Christmas is coming

Now over the years I have got to hate Christmas, as for my son, the changes that this holiday gave were too much for him. I hated the bright lights, loud music, and massive change of routine. My son would have so many melt downs and it got to a place where I not only dreaded the season, but was angry at so many people who just didn’t get what we would go through. At home the tree was a focus of his upset, decorations were torn down as fast as I put them up.

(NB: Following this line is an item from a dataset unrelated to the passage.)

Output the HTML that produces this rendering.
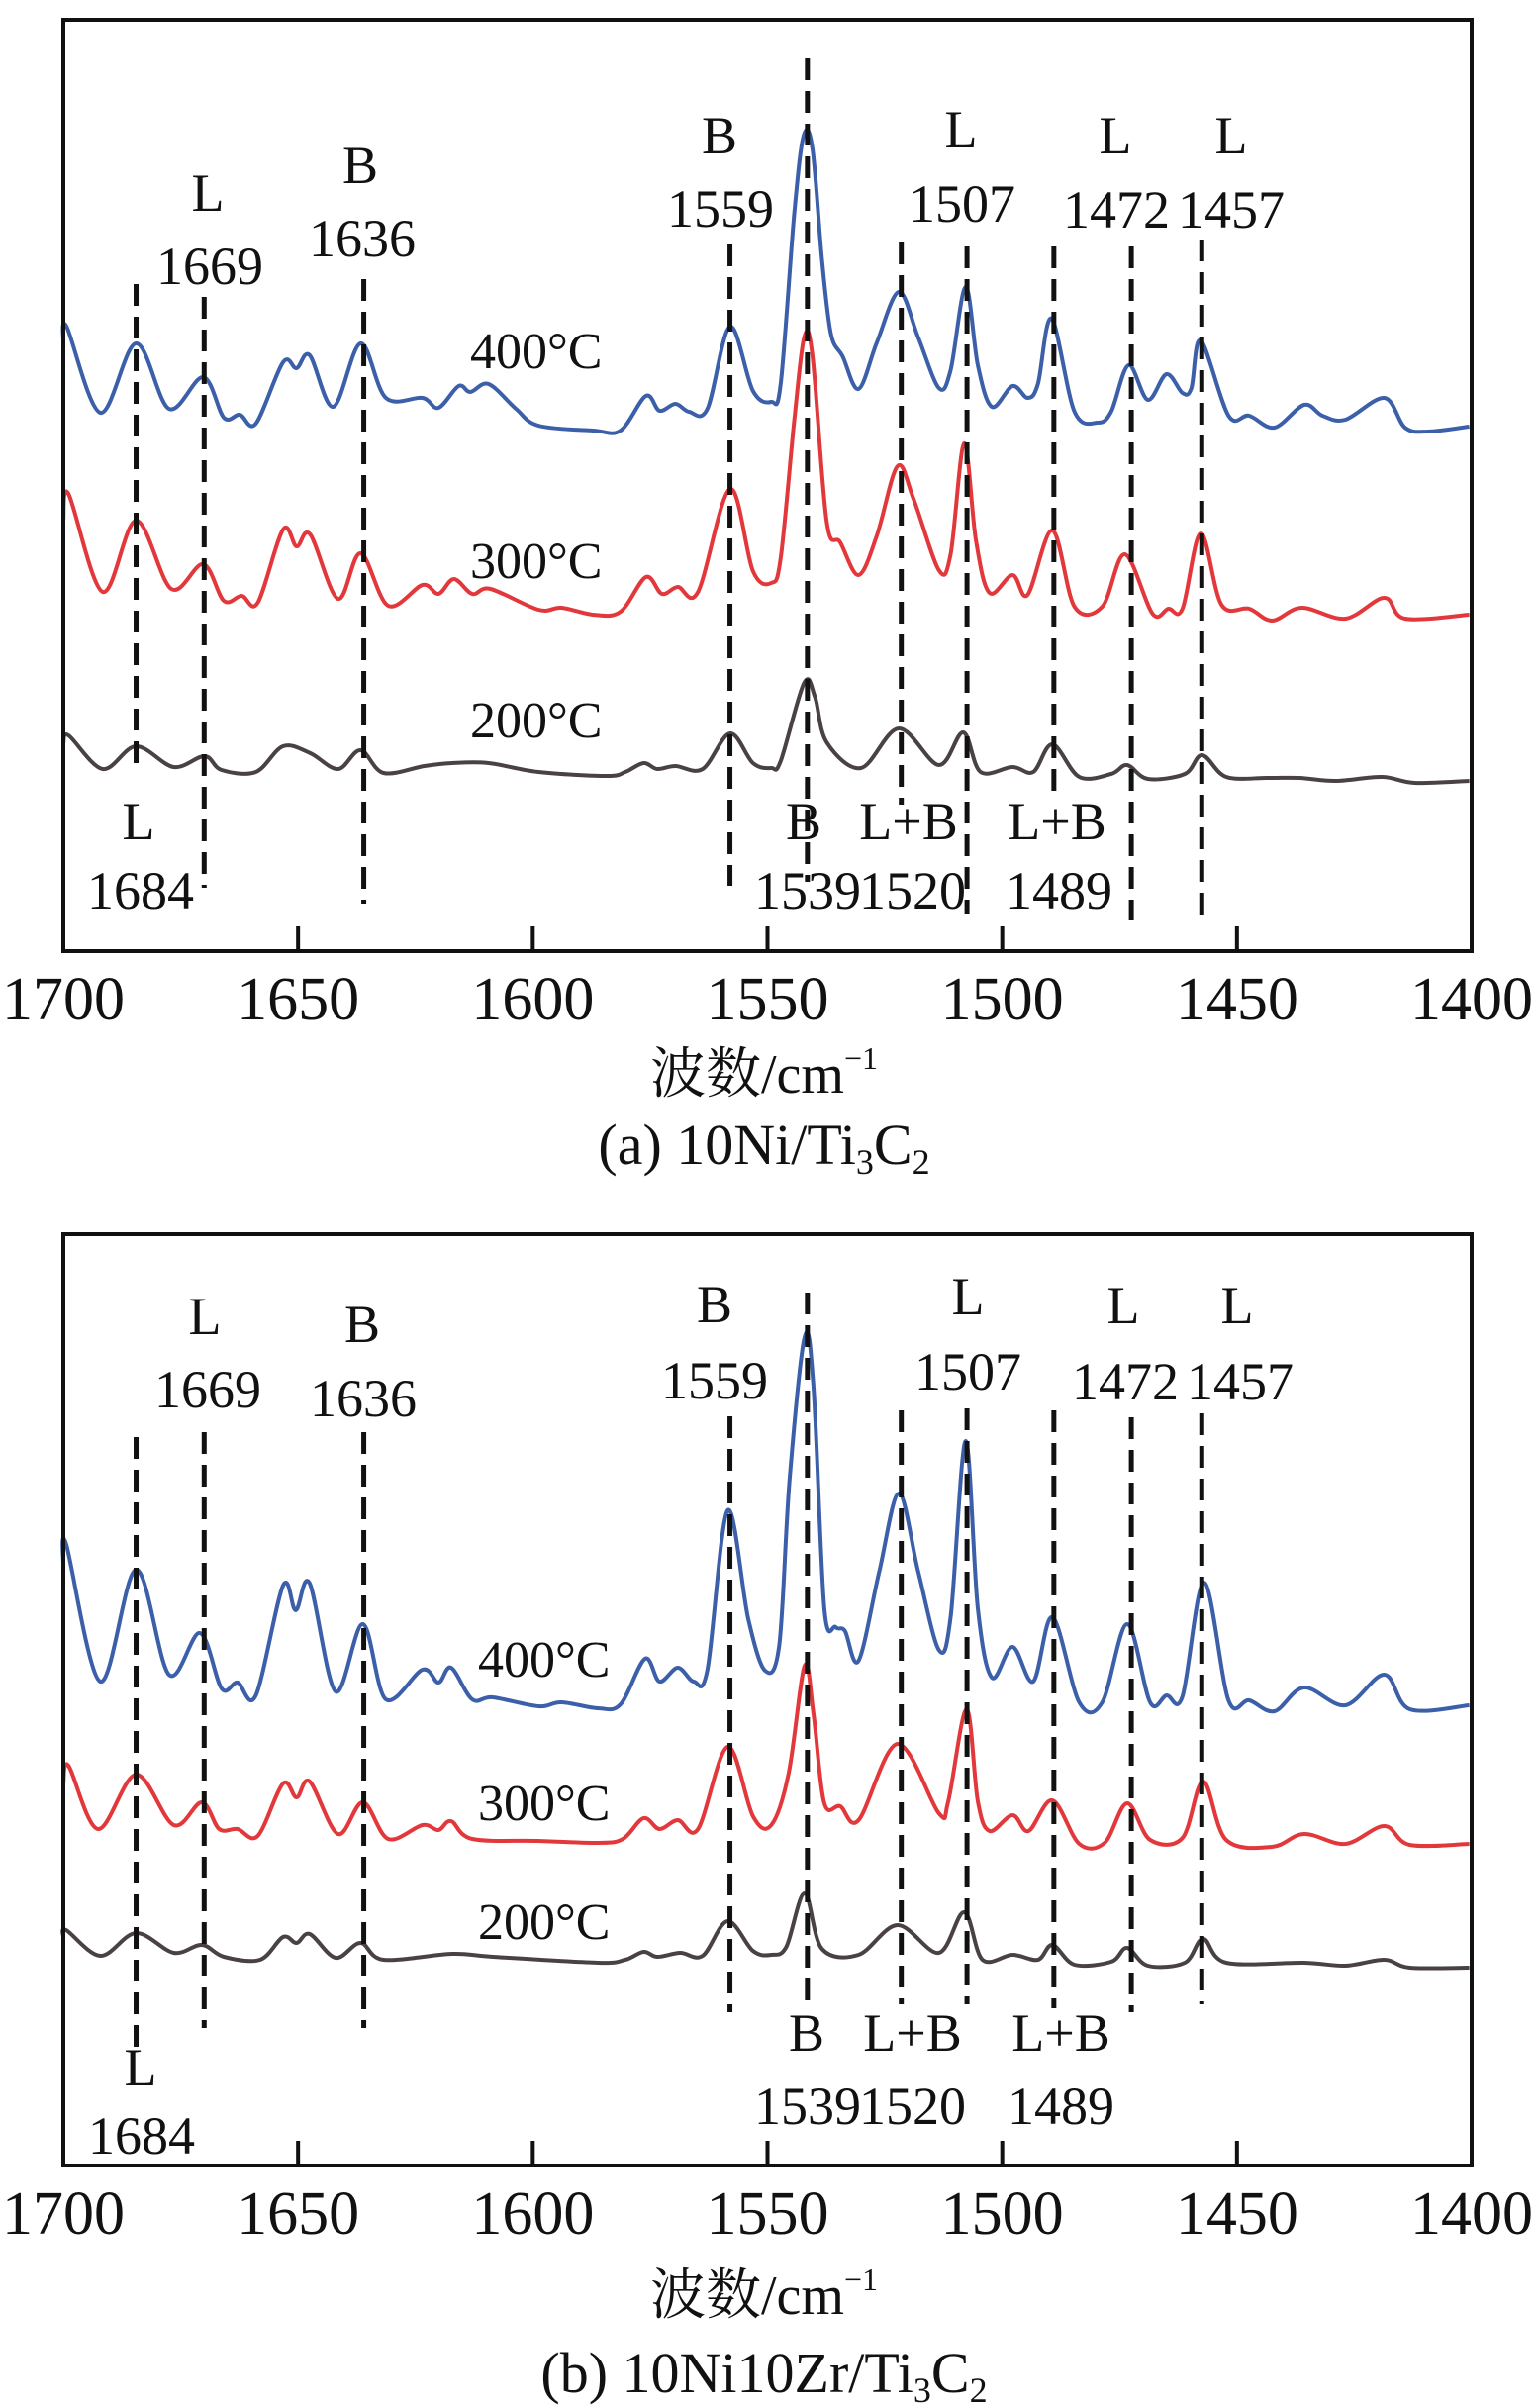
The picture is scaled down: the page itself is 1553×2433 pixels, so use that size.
<!DOCTYPE html>
<html><head><meta charset="utf-8"><style>
html,body{margin:0;padding:0;background:#fff;}
svg{display:block;}
text{font-family:"Liberation Serif","Noto Serif CJK SC",serif;fill:#111;}
</style></head>
<body>
<svg id="chart" width="1553" height="2433" viewBox="0 0 1553 2433" xmlns="http://www.w3.org/2000/svg">
<g id="panelA"></g>
<g id="panelB"></g>
</svg>
<script>
// ---- data ----
const xTicks = [1700, 1650, 1600, 1550, 1500, 1450, 1400];
const tempLabels = ["400°C", "300°C", "200°C"];
const peakWn = [1684.5, 1670, 1636, 1558, 1541.5, 1521.5, 1507.5, 1489, 1472.5, 1457.5];

const aBlue = [[1700,62],[1699.3,63.6],[1692.1,54.9],[1684.5,61.9],[1677.5,55.3],[1670.2,58.5],[1665.8,54.4],[1662.4,54.7],[1659,53.8],[1653.2,60],[1650.3,59.4],[1647.5,60.7],[1642.5,55.5],[1636.7,61.9],[1631.3,56.4],[1623.5,56.4],[1620.1,55.4],[1615.8,57.6],[1613.3,57],[1609.4,57.8],[1603.6,55.3],[1598.8,53.6],[1587.1,53.1],[1581.3,53.1],[1575.9,56.6],[1573,55.1],[1569.6,55.8],[1566.7,55],[1562.8,55.3],[1558,63.6],[1553.1,57.1],[1549.2,56],[1547.2,57.8],[1544.3,75],[1542.3,82.9],[1540.4,81.5],[1538.4,70.4],[1536.5,62.9],[1534,60.6],[1530.6,57.3],[1526.7,62],[1522,67.1],[1517.9,62.5],[1513.5,57.4],[1511,59.2],[1507.8,67.6],[1505.2,59.7],[1502.2,55.5],[1497.8,57.6],[1494.6,56.4],[1492.4,57.8],[1489.5,64.4],[1484.6,55],[1479.7,53.9],[1476.8,55],[1473.1,59.7],[1469,56.2],[1465,58.8],[1461.6,56.9],[1459.7,57.4],[1457.7,62.2],[1451.8,54.6],[1447.4,54.6],[1442,53.4],[1435.7,55.7],[1431.8,54.6],[1426.9,54.2],[1418.6,56.4],[1414.2,53.4],[1409.3,53.0],[1400.5,53.5]];
const aRed = [[1700,44],[1698.9,46.7],[1691.6,36.8],[1684.5,44],[1677,37.1],[1670.2,39.6],[1665.8,35.9],[1662,36.4],[1658.6,35.7],[1653.2,43.1],[1650.3,41.4],[1647.4,42.6],[1641.5,36.1],[1636.7,40.7],[1630.8,35.4],[1623.5,37.5],[1620.1,36.6],[1616.8,38.1],[1612.9,36.6],[1609,37.1],[1598.8,35],[1593.9,35.2],[1587.1,34.5],[1581.3,34.8],[1575.9,38.3],[1572.5,36.6],[1569.1,37.3],[1564.8,36.8],[1558,47.2],[1553.1,38.9],[1549.2,37.7],[1547.2,40.2],[1544.3,54.1],[1542.2,62.5],[1540.4,60.6],[1537.4,43.9],[1534.5,41.8],[1530.6,38.5],[1526.7,42.5],[1522.3,49.5],[1518.9,46.2],[1513.5,39],[1511,40.6],[1508.1,51.8],[1505.6,42],[1502.7,36.7],[1497.8,38.5],[1494.6,36.5],[1489.3,43],[1484.6,35.3],[1478.7,35.3],[1473.9,40.6],[1468,34.6],[1464.6,35.1],[1461.6,35.1],[1457.7,42.7],[1453.3,35.5],[1447.4,35.1],[1442.5,33.9],[1436.2,35.2],[1426.9,34.1],[1418.6,36.2],[1414.2,34.1],[1400.5,34.5]];
const aBlack = [[1700,21.5],[1698.9,22.3],[1691.6,18.9],[1684.5,21.2],[1676.5,19.1],[1669.9,20.2],[1666.3,18.8],[1659,18.6],[1653.2,21.2],[1647.4,20.5],[1641.5,18.9],[1636.7,20.8],[1631.8,18.5],[1623.1,19.2],[1617.2,19.5],[1609.4,19.5],[1598.8,18.6],[1584.2,18.2],[1580.3,18.6],[1576.4,19.5],[1573.5,18.9],[1569.6,19.2],[1563.8,18.9],[1558,22.5],[1553.1,19.5],[1549.2,19],[1547.2,19.7],[1542.2,27.6],[1539.9,26.2],[1537.4,21.6],[1530.1,19],[1522,23],[1513.5,19.3],[1508.3,22.6],[1504.6,18.6],[1497.8,19.1],[1493.4,18.6],[1489.3,21.4],[1483.6,18.1],[1476.8,18.4],[1473.4,19.3],[1469,17.9],[1461.1,18.4],[1457.4,20.3],[1452.3,18.1],[1443.5,18],[1436.7,18],[1428.9,17.7],[1419.1,18.1],[1412.2,17.5],[1400.5,17.7]];

const bBlue = [[1700,61],[1699.4,63.2],[1692.1,49.3],[1684.5,60.6],[1677.5,50],[1670.9,54.2],[1666.3,48.6],[1662.9,49.2],[1659,47.9],[1653.2,59],[1650.5,56.5],[1647.5,59.2],[1642,48.3],[1636.2,55.1],[1631.3,47.5],[1623.5,50.5],[1620.1,49.2],[1617.4,50.7],[1612.9,47.5],[1608.5,47.7],[1598.8,46.8],[1593.9,47.2],[1586.1,46.6],[1581.3,47],[1576.1,51.6],[1573,49.3],[1569.1,50.7],[1565.7,49.3],[1562.8,50.5],[1558.5,66.6],[1554.1,55.6],[1550.5,50.4],[1547.5,53],[1545.3,69.7],[1542.1,84.1],[1540.2,79],[1537.9,56.7],[1535.5,54.8],[1533.5,54.4],[1530.6,51.4],[1526.2,60.4],[1522,68.3],[1517.9,60.4],[1513.5,52.5],[1511,55.8],[1507.8,73.6],[1505.2,56.7],[1502.2,49.7],[1497.8,52.8],[1493.4,49.3],[1489.3,55.8],[1483.6,47.2],[1478.7,47.2],[1473.4,55.1],[1468.5,47.2],[1465,47.9],[1461.6,47.8],[1457,59.3],[1451.8,47.4],[1447.4,47.4],[1442,46.3],[1435.7,48.7],[1426.9,46.9],[1418.6,50],[1413.2,46.5],[1400.5,46.9]];
const bRed = [[1700,39],[1698.9,40.8],[1692.6,34.4],[1684.5,39.9],[1676.5,34.8],[1670.5,37.1],[1666.8,34.4],[1662.9,34.4],[1658.6,33.7],[1653.2,39],[1650.3,37.6],[1647.5,39.2],[1641.5,33.9],[1636.2,37.1],[1630.8,33.4],[1623.5,34.8],[1620.1,34.3],[1617.4,35.2],[1612.9,33.4],[1598.8,33.2],[1586.1,33],[1580.8,33.4],[1576.4,35.5],[1573,34.4],[1569.1,35.3],[1564.8,34.4],[1558.5,42.7],[1553.1,35.7],[1549.2,34.8],[1545.5,40],[1542.1,50.9],[1540.2,46],[1537.9,37],[1534.5,36.7],[1530.6,35.3],[1522.3,43],[1513.5,36],[1511.5,37.2],[1507.6,46.5],[1505.2,37.2],[1502.7,34.2],[1497.8,35.8],[1494.4,34.2],[1489.3,37.3],[1483.6,32.9],[1478.2,33],[1473.4,37],[1468.5,33.3],[1461.6,33.5],[1457.2,39.2],[1452.3,33.3],[1442.5,32.6],[1435.7,33.9],[1426.9,32.9],[1418.6,34.7],[1413.2,32.8],[1400.5,32.9]];
const bBlack = [[1700,23.5],[1699.4,24.2],[1692.1,21.6],[1684.5,23.9],[1676.5,21.9],[1670.5,22.7],[1665.8,21.5],[1658.1,21.2],[1653.2,23.5],[1650.3,22.9],[1647.5,23.8],[1642,21.4],[1636.7,22.9],[1631.8,21.2],[1617.2,21.8],[1608.5,21.5],[1586.1,20.9],[1580.3,21.2],[1576.4,22],[1573.5,21.5],[1568.6,21.9],[1563.8,21.6],[1558.5,25.1],[1553.1,22.1],[1549.2,21.7],[1546,22.5],[1542.1,27.9],[1538.4,22.3],[1530.6,21.7],[1522.3,24.7],[1513.5,21.9],[1508.1,26],[1504.2,21.2],[1497.8,21.7],[1492.4,21.2],[1489.3,22.7],[1484.6,20.7],[1476.8,21],[1473.4,22.4],[1469,20.6],[1461.1,20.9],[1457.2,23.3],[1452.3,20.9],[1435.7,20.9],[1426.9,20.6],[1418.6,21.2],[1413.2,20.4],[1400.5,20.4]];

// ---- layout ----
const NS = "http://www.w3.org/2000/svg";
const X0 = 64, X1 = 1487;
function xScale(wn){ return X0 + (1700 - wn) * (X1 - X0) / 300; }
function mk(parent, tag, attrs, txt){
  const e = document.createElementNS(NS, tag);
  for (const k in attrs) e.setAttribute(k, attrs[k]);
  if (txt !== undefined) e.textContent = txt;
  parent.appendChild(e);
  return e;
}
function smoothPath(P){
  let d = "M" + P[0][0].toFixed(1) + "," + P[0][1].toFixed(1);
  for (let i = 0; i < P.length - 1; i++) {
    const p0 = P[Math.max(0, i - 1)], p1 = P[i], p2 = P[i + 1], p3 = P[Math.min(P.length - 1, i + 2)];
    const c1x = p1[0] + (p2[0] - p0[0]) / 6, c1y = p1[1] + (p2[1] - p0[1]) / 6;
    const c2x = p2[0] - (p3[0] - p1[0]) / 6, c2y = p2[1] - (p3[1] - p1[1]) / 6;
    d += " C" + c1x.toFixed(1) + "," + c1y.toFixed(1) + " " + c2x.toFixed(1) + "," + c2y.toFixed(1) + " " + p2[0].toFixed(1) + "," + p2[1].toFixed(1);
  }
  return d;
}

const panels = [
 { g: document.getElementById("panelA"), top: 20, bottom: 961, base: 966,
   series: [aBlue, aRed, aBlack], tickBase: 1030, xlabY: 1104, capY: 1176, cap: "a", capTxt: "10Ni/Ti",
   dashTop: [287, 300, 282, 247, 59, 245, 249, 249, 249, 242],
   dashBot: [774, 897, 913, 895, 891, 813, 923, 805, 930, 930],
   tempX: 475, tempY: [372, 584, 745],
   topLbl: [["L",210,213],["1669",212,287],["B",364,185],["1636",366,259],["B",727,155],["1559",728,229],["L",971,149],["1507",972,224],["L",1127,155],["1472",1128,230],["L",1244,155],["1457",1244,230]],
   botLbl: [["L",140,848],["1684",142,918],["B",812,848],["L+B",918,848],["L+B",1068,848],["1539",816,918],["1520",922,918],["1489",1070,918]] },
 { g: document.getElementById("panelB"), top: 1247, bottom: 2188, base: 2192,
   series: [bBlue, bRed, bBlack], tickBase: 2257, xlabY: 2338, capY: 2417, cap: "b", capTxt: "10Ni10Zr/Ti",
   dashTop: [1452, 1447, 1447, 1431, 1306, 1425, 1423, 1425, 1432, 1428],
   dashBot: [2068, 2049, 2049, 2033, 2025, 2025, 2025, 2029, 2033, 2025],
   tempX: 483, tempY: [1694, 1839, 1959],
   topLbl: [["L",207,1348],["1669",210,1422],["B",366,1356],["1636",367,1431],["B",722,1336],["1559",722,1413],["L",978,1328],["1507",978,1404],["L",1135,1337],["1472",1137,1414],["L",1250,1337],["1457",1253,1414]],
   botLbl: [["L",142,2107],["1684",143,2176],["B",815,2072],["L+B",922,2072],["L+B",1072,2072],["1539",816,2146],["1520",922,2146],["1489",1072,2146]] }
];
const colors = ["#3c5fa9", "#e2383b", "#4a4242"];
const seriesNames = ["spectrum-400c", "spectrum-300c", "spectrum-200c"];

panels.forEach(function(p){
  const g = p.g;
  p.series.forEach(function(s, i){
    const P = s.map(function(d){ return [xScale(d[0]), p.base - d[1] * 10]; });
    const pl = mk(g, "path", {d: smoothPath(P), fill: "none", stroke: colors[i], "stroke-width": 4, "stroke-linejoin": "round"});
    
    
  });
  peakWn.forEach(function(w, i){
    const ln = mk(g, "line", {x1: xScale(w), x2: xScale(w), y1: p.dashTop[i], y2: p.dashBot[i], stroke: "#111", "stroke-width": 5, "stroke-dasharray": "22 11"});
    
    
  });
  const fr = mk(g, "rect", {x: X0, y: p.top, width: X1 - X0, height: p.bottom - p.top, fill: "none", stroke: "#111", "stroke-width": 4});
  
  
  xTicks.forEach(function(t){
    const x = xScale(t);
    if (t !== 1700 && t !== 1400) {
      const tk = mk(g, "line", {x1: x, x2: x, y1: p.bottom, y2: p.bottom - 25, stroke: "#111", "stroke-width": 4});
      
      
    }
    const tl = mk(g, "text", {x: x, y: p.tickBase, "text-anchor": "middle", "font-size": 62}, String(t));
    
    
  });
  tempLabels.forEach(function(t, i){
    const tt = mk(g, "text", {x: p.tempX, y: p.tempY[i], "font-size": 52}, t);
    
    
  });
  p.topLbl.concat(p.botLbl).forEach(function(l){
    const pt = mk(g, "text", {x: l[1], y: l[2], "text-anchor": "middle", "font-size": 54}, l[0]);
    
    
  });
  const xl = mk(g, "text", {x: 772, y: p.xlabY, "text-anchor": "middle", "font-size": 56});
  
  
  mk(xl, "tspan", {}, "波数/cm");
  mk(xl, "tspan", {"font-size": 32, dy: -24}, "−1");
  const cp = mk(g, "text", {x: 772, y: p.capY, "text-anchor": "middle", "font-size": 58});
  
  
  mk(cp, "tspan", {}, "(" + p.cap + ") " + p.capTxt);
  mk(cp, "tspan", {"font-size": 36, dy: 10}, "3");
  mk(cp, "tspan", {dy: -10}, "C");
  mk(cp, "tspan", {"font-size": 36, dy: 10}, "2");
});
</script>
</body></html>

Once while I was moaning to his psychologist about how upset he was over the Christmas holiday. She told me to take off half the tree decorations, stop any flashing lights, stick to his routine (such as it was!) and tell her how that went. I felt I had been pushed aside, no real help give. Still I did what she had said, I took down half the tree’s decorations. I only put the lights on a soft glow for a short while each night. Took down most the rooms decorations and all the shiny ones. I kind of hoped she would be wrong, but you know what….. Magic happened, calm descended on our home. Melt downs were greatly reduced. I had a tree and decorations but these didn’t upset my son! My daughter had decorations up without the whole fights with her brother.
I guess I want to share that just because things have been/can be really hard, doesn’t mean that they will always stay hard. We did a small (in the great scheme of things) change and from that day our Christmas’s have improved. They have become what I wanted, a time of family and peace.
Now the kids are not kids, but in fact young adults, it is easier again. We sit around and plan what we want to do, and eat, who cares if he wants a curry or pancakes! and decorate with mostly happy results. I just want to say if Christmas is a hard time of year for you and your family, seek help, share ideas that help and support families, if you know they are having a hard time.
If you are the one having a hard time, know your not alone and you all do come out the other side, tired, yes, but you come through it. Make small changes that work for you and your family, forget the rest.
Plan with your ASD person in mind and allow yourself time off from trying too hard. That is the best thing I ever did over the Christmas and it has got better and better as the years have rolled on.